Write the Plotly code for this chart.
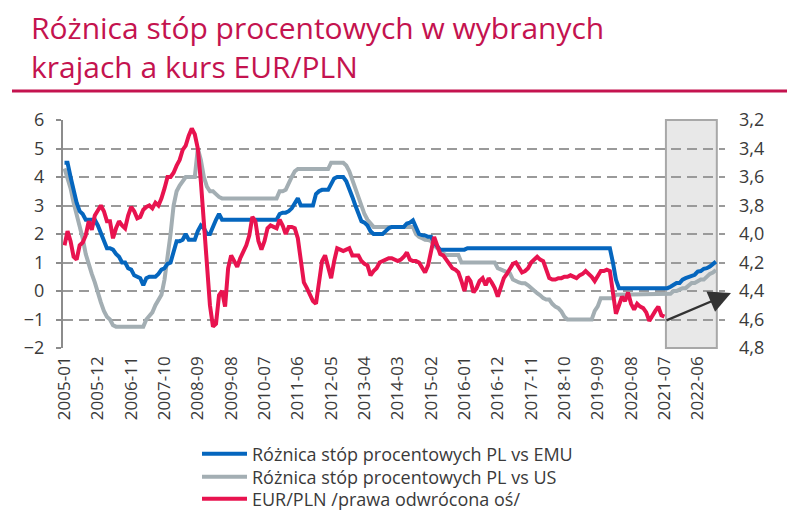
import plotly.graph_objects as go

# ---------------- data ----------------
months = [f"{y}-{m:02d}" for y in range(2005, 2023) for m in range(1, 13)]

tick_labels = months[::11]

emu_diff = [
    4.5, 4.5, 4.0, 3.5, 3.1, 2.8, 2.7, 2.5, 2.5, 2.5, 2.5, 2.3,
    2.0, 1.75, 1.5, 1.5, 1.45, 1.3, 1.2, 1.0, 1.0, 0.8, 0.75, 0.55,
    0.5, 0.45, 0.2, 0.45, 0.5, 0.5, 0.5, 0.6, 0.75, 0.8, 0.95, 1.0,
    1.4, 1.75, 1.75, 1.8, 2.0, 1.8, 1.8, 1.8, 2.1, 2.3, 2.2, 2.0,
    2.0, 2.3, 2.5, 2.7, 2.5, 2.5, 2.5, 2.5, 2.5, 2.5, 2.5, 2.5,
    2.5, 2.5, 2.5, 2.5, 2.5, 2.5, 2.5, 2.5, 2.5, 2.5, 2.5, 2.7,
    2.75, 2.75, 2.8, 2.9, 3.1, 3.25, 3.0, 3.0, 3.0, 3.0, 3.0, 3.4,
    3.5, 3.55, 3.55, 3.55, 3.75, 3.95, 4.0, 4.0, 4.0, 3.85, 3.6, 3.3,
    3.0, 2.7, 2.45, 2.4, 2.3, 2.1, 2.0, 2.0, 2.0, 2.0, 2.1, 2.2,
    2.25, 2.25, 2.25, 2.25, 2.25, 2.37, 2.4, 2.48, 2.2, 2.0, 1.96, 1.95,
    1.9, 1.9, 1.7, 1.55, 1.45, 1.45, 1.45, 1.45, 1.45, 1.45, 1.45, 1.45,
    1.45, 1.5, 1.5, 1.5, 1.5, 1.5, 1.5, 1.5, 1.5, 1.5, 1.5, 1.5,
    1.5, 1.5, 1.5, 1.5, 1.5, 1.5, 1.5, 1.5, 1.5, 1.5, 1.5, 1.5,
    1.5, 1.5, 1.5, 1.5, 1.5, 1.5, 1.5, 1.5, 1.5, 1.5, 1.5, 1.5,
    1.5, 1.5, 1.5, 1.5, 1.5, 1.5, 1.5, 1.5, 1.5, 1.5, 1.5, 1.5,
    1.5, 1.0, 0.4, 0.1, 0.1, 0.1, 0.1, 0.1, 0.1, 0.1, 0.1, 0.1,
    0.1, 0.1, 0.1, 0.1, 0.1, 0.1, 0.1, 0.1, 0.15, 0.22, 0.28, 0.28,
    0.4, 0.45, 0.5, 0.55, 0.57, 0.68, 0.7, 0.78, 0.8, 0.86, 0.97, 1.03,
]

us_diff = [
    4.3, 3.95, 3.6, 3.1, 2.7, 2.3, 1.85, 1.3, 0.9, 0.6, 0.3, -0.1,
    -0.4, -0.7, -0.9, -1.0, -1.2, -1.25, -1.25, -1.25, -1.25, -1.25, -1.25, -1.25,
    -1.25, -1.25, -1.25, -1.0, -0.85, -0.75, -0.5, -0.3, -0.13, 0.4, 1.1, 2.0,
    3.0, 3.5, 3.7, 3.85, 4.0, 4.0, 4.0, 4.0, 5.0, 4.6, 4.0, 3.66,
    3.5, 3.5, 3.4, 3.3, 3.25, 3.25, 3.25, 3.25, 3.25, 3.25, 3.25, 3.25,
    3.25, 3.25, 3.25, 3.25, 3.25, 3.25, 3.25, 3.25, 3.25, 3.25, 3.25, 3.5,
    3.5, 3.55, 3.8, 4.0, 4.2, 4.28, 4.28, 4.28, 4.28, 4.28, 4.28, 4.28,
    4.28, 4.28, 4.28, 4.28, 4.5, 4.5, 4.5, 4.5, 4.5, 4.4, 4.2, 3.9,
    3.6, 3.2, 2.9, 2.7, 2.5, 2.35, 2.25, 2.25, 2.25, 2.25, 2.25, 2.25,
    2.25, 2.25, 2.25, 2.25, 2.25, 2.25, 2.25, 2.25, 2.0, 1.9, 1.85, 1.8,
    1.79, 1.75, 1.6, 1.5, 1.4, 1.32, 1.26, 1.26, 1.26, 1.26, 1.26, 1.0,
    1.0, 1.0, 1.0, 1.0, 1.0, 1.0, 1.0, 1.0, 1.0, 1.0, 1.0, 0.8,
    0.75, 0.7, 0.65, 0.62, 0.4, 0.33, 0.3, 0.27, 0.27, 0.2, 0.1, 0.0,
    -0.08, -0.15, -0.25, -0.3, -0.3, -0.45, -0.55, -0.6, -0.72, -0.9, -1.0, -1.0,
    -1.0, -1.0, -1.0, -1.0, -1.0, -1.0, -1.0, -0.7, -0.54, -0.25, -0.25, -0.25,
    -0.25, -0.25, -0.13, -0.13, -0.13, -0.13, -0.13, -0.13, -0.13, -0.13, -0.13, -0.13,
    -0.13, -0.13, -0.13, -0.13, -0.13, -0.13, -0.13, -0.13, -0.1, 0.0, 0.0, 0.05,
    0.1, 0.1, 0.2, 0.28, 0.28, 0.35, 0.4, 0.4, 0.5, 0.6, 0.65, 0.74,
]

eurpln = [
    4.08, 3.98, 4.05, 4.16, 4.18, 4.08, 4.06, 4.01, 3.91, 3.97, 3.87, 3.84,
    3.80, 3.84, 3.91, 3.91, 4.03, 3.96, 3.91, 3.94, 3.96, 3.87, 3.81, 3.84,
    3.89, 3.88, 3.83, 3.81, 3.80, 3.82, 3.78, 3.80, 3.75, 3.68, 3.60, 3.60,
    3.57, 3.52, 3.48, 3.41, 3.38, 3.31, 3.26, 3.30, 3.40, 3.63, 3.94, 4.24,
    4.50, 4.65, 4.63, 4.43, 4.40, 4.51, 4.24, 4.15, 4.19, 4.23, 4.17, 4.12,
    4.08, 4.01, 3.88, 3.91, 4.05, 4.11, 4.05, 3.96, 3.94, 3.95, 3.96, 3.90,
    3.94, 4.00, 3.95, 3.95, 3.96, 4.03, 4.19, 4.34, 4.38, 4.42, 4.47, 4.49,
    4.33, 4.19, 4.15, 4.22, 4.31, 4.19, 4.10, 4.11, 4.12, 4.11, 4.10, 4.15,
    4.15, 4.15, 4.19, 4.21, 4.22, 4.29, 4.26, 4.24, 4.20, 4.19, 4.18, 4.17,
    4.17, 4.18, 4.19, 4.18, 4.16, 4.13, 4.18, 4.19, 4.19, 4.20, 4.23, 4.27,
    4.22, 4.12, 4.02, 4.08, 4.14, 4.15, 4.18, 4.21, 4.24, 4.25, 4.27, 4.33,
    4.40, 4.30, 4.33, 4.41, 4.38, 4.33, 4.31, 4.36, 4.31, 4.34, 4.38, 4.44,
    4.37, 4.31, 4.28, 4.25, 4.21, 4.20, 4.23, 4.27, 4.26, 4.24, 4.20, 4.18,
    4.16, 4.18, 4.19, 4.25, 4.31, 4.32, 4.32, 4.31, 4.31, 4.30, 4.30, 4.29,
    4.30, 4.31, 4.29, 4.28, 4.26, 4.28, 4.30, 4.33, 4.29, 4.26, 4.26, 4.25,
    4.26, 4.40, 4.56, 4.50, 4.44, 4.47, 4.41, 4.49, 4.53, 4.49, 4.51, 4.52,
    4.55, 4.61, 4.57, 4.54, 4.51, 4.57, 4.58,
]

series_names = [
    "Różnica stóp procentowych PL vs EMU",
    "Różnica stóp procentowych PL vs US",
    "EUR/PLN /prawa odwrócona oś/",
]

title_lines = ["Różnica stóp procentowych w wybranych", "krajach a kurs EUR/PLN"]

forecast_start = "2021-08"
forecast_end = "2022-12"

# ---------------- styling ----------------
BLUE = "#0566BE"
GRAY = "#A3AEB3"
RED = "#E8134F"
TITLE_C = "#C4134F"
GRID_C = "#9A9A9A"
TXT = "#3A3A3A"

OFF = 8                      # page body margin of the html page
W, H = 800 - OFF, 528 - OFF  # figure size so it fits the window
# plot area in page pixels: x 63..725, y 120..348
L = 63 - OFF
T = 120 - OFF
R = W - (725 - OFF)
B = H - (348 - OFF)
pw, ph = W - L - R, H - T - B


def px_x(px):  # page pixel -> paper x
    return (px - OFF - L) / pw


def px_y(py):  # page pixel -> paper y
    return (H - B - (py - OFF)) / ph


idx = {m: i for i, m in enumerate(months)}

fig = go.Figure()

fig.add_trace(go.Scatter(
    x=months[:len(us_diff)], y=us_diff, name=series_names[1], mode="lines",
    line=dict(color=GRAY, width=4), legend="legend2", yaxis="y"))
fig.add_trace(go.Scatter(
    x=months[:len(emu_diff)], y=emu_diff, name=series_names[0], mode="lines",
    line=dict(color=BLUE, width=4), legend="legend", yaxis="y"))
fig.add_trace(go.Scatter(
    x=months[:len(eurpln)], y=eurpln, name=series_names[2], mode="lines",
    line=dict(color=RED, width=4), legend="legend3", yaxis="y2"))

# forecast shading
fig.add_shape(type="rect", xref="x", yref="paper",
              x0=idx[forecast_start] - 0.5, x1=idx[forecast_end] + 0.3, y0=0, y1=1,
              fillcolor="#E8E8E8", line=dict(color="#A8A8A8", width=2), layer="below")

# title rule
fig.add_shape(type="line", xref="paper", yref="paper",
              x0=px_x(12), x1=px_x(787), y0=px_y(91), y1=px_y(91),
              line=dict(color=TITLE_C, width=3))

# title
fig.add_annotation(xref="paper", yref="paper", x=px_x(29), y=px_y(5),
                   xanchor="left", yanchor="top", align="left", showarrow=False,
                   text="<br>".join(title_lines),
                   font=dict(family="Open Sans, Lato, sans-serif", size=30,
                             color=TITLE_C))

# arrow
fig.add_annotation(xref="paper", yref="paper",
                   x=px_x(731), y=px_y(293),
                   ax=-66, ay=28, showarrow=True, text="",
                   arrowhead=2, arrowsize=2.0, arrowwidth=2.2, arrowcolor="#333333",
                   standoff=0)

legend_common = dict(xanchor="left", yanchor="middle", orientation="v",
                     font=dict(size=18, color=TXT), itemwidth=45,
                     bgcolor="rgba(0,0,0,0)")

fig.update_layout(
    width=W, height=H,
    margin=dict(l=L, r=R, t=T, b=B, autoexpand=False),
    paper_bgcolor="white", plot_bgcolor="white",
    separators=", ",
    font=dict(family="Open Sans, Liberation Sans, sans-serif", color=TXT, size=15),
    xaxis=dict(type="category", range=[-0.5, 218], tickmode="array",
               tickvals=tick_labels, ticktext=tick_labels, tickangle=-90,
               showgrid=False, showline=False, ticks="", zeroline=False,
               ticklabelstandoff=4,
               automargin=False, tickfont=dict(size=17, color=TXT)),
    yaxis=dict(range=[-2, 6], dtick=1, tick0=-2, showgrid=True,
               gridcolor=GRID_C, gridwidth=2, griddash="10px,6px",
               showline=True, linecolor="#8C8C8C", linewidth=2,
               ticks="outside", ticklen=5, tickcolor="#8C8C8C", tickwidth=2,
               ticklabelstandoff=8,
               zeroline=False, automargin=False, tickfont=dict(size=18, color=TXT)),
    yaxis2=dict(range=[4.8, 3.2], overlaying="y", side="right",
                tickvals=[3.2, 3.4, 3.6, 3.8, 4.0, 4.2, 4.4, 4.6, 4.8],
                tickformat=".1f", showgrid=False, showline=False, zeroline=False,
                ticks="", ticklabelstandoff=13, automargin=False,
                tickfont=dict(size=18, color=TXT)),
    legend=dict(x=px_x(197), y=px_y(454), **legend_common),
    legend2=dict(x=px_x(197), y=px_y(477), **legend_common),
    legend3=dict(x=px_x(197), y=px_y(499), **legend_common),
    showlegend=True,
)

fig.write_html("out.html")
_ _ _
Pictures excluded, repeat exactly the lines from the top of the material through the line with "tick_labels = months[::11]", including both of those lines.

= Solved problem =
Write the Plotly code for this chart.
import plotly.graph_objects as go

# ---------------- data ----------------
months = [f"{y}-{m:02d}" for y in range(2005, 2023) for m in range(1, 13)]

tick_labels = months[::11]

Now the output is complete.